If we could have a Boston guy say we were going to walk on the moon, and then we did it about a dozen times – well, just about anything else was likely to happen in the future. We were going to have Jetson flying cars, food replicators (an idea my aunts loved because they wouldn’t have to cook any longer); mental telepathy was a given.

Which is why it’s so peculiar that nothing much of the sort ever did happen. The moon, or even the space program, are an afterthought nowadays. Every kid wanted to be an astronaut; none of them even consider it now. After Cernan – who I idolized as a kid – walked on the moon, it was all over. Who would have thought after all that public exuberance, it would come to nothing in the end? We haven’t been back since, nor have we even talked about the trip.

I guess there’s no value to dreaming big any longer.

Space is bore.

We’re mostly concerned now with what isn’t, rather than what could be.

Maybe that’s why so many conspiracy theorists have grown in popularity when it comes to preaching about the possibility that the moon walks were fake, and that it was all staged in Hollywood. I’ve seen reams of documents stating that all of these walks by astronauts were carefully calculated movie productions.

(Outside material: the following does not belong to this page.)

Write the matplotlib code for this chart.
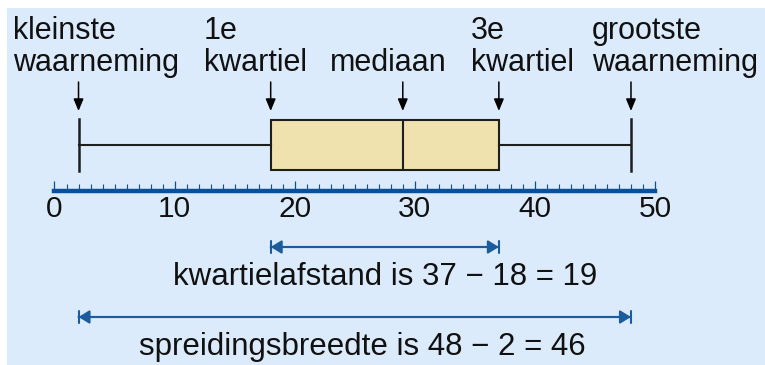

One of the funniest moments in this vein of thinking came a few years ago when a conspiracy theorist was harassing astronaut Buzz Aldrin, who walked on the moon in 1969. Aldrin was headed into a hotel and the man was relentless in confronting the astronaut with information about his moonwalk being fake – filming it all on his cell phone. While Aldrin tried to be nice about it, the guy just wasn’t going to let up.

Finally, as they stood face to face, the man said something that seemed to be the last straw for the famous moonwalker.

Pop! Aldrin gave the guy a hard right hook to the jaw; knocked him to the ground instantly.

And he didn’t care if it was on video. He looked at the guy lying on the ground, looked at the camera and walked off.

No one did anything.

Now that’s a man whose been to the moon…and back.